Flight Path Vector on Boeing Displays: When You Have a Bird and How to Use It
Not every Boeing in the simulator shows the green flight path vector symbol Airbus pilots call the bird. Classic 737 ND/PFD combinations emphasize flight director bars and ILS deviation pointers instead. Newer 787 and some 777-300ER implementations add FPV or head-up guidance that makes path-over-ground visible. Knowing which model you fly and enabling the right symbology transforms approach stability — especially in crosswind and gusty METAR conditions from NG ROUTE.
Classic Boeing: flight director first
On many 737 NGs in PMDG or iFly, the primary cue is the flight director V-bar: align pitch and roll commands to satisfy ILS or LNAV/VNAV guidance. The aircraft symbol attitude may differ from true flight path in wind. You fly the V-bar, not the runway picture alone. Crosswind technique uses crab into wind with V-bar centered; decrab happens near flare with rudder.
Where Boeing shows FPV
Boeing 787 and some HUD-equipped aircraft display a flight path marker showing actual track and path angle. When enabled, place the marker on the aim point while monitoring localizer deviation. Attitude will vary with wind — same lesson as Airbus bird, different symbol location on the glass.
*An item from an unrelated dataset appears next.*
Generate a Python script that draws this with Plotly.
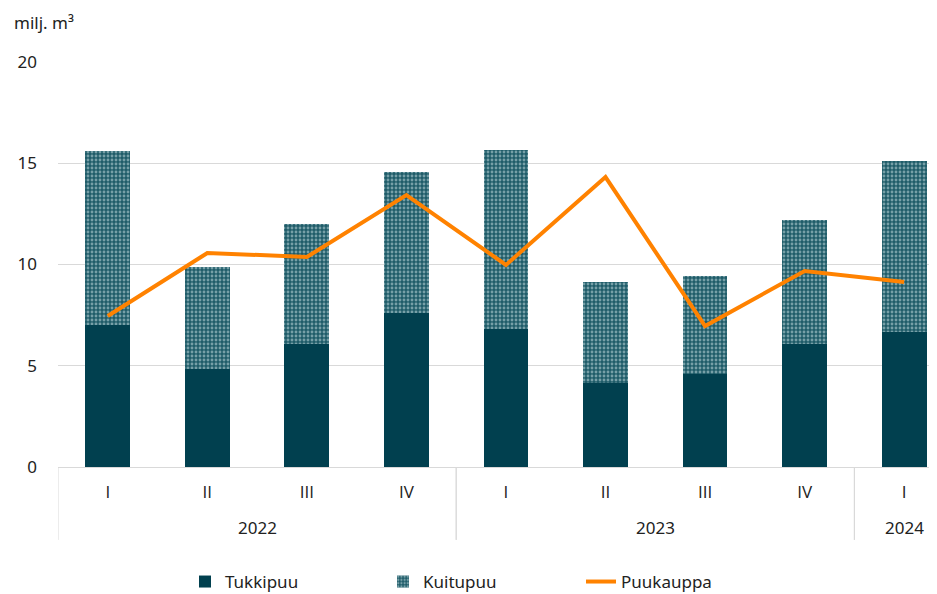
import plotly.graph_objects as go

quarters = ["I", "II", "III", "IV", "I", "II", "III", "IV", "I"]
years = ["2022", "2023", "2024"]
year_groups = [[0, 1, 2, 3], [4, 5, 6, 7], [8]]
tukkipuu = [7.0, 4.85, 6.07, 7.6, 6.81, 4.15, 4.6, 6.07, 6.67]
kuitupuu = [8.6, 5.03, 5.93, 6.97, 8.84, 4.99, 4.83, 6.13, 8.43]
puukauppa = [7.46, 10.57, 10.37, 13.43, 9.98, 14.32, 6.96, 9.68, 9.14]

FONT = "Noto Sans"
TICKFONT = "Open Sans"
TEAL = "#01404f"
TXT = "#222222"
x = list(range(len(quarters)))

fig = go.Figure()
fig.add_trace(go.Bar(x=x, y=tukkipuu, name="Tukkipuu", marker=dict(color=TEAL, line=dict(width=0)), width=0.45))
fig.add_trace(go.Bar(x=x, y=kuitupuu, name="Kuitupuu", width=0.45,
                     marker=dict(color="#2b6a78", line=dict(width=0),
                                 pattern=dict(shape=".", fgcolor="#cfe3e7", bgcolor="#1f5c69", size=4, solidity=0.4, fillmode="overlay"))))
fig.add_trace(go.Scatter(x=x, y=puukauppa, name="Puukauppa", mode="lines", line=dict(color="#ff8200", width=4)))

shapes = []
for g in year_groups:
    for xb in (g[0] - 0.5, g[-1] + 0.5):
        if xb < len(quarters) - 0.5:
            shapes.append(dict(type="line", xref="x", yref="paper", x0=xb, x1=xb, y0=0, y1=-0.18,
                               line=dict(color="#d9d9d9", width=1)))
annotations = []
for yr, g in zip(years, year_groups):
    annotations.append(dict(x=sum(g) / len(g), y=0, xref="x", yref="paper", yshift=-60, yanchor="middle", text=yr,
                            showarrow=False, font=dict(family=FONT, size=17, color=TXT)))
annotations.append(dict(x=0, y=1, xref="paper", yref="paper", xshift=-46, yshift=26, xanchor="left", yanchor="bottom",
                        text="milj. m³", showarrow=False, font=dict(family=FONT, size=17, color=TXT)))

fig.update_layout(
    width=937, height=594, barmode="stack",
    margin=dict(l=50, r=8, t=54, b=135, autoexpand=False),
    plot_bgcolor="white", paper_bgcolor="white",
    font=dict(family=FONT, size=17, color=TXT),
    xaxis=dict(tickvals=x, ticktext=quarters, range=[-0.5, 8.33], showgrid=False, automargin=False,
               showline=True, linecolor="#d9d9d9", ticks="", ticklabelstandoff=10,
               tickfont=dict(family=TICKFONT, size=17, color=TXT)),
    yaxis=dict(range=[0, 20], tickvals=[0, 5, 10, 15, 20], gridcolor="#d9d9d9", zeroline=False, automargin=False,
               ticks="", ticklabelstandoff=20, tickfont=dict(family=FONT, size=17, color=TXT)),
    legend=dict(orientation="h", x=0.1445, xanchor="left", yref="container", y=0.0337, yanchor="middle",
                traceorder="normal", entrywidth=153, entrywidthmode="pixels",
                font=dict(family=FONT, size=17, color=TXT)),
    shapes=shapes, annotations=annotations, bargap=0.55,
)
fig.write_html("out.html")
Check your add-on settings under PFD options, HUD, or symbology pages; MSFS default 787 may differ from PMDG.
Why enable path vector when available
- See true descent path in gusts — attitude can oscillate while path stays stable
- Judge flare energy: marker rising toward horizon too early means long landing risk
- Crosswind: separate crab angle (attitude) from track (marker over centerline)
- Go-around: confirm positive path climb rate, not just nose-up attitude
When FPV is not available
Use ILS glideslope pointer centering plus airspeed trend vector if installed. The airspeed trend on Boeing PFDs helps anticipate energy — combine with stable approach speed targets from your performance tables. Do not invent a bird mentally; use the tools the panel provides.
Training progression
- Fly ten approaches with flight director only — establish baseline touchdown zone.
- Enable FPV if your model supports it; refly same NG ROUTE arrival METAR.
- Compare lateral and vertical corrections in gusty live weather.
- Note which technique reduces throttle pumping below 200 ft.
Path-based flying is aircraft-display dependent. Match technique to the Boeing variant in your hangar, not to whatever YouTube aircraft the creator used.
Symbology and options vary by airframe and simulator add-on. Simulation training only.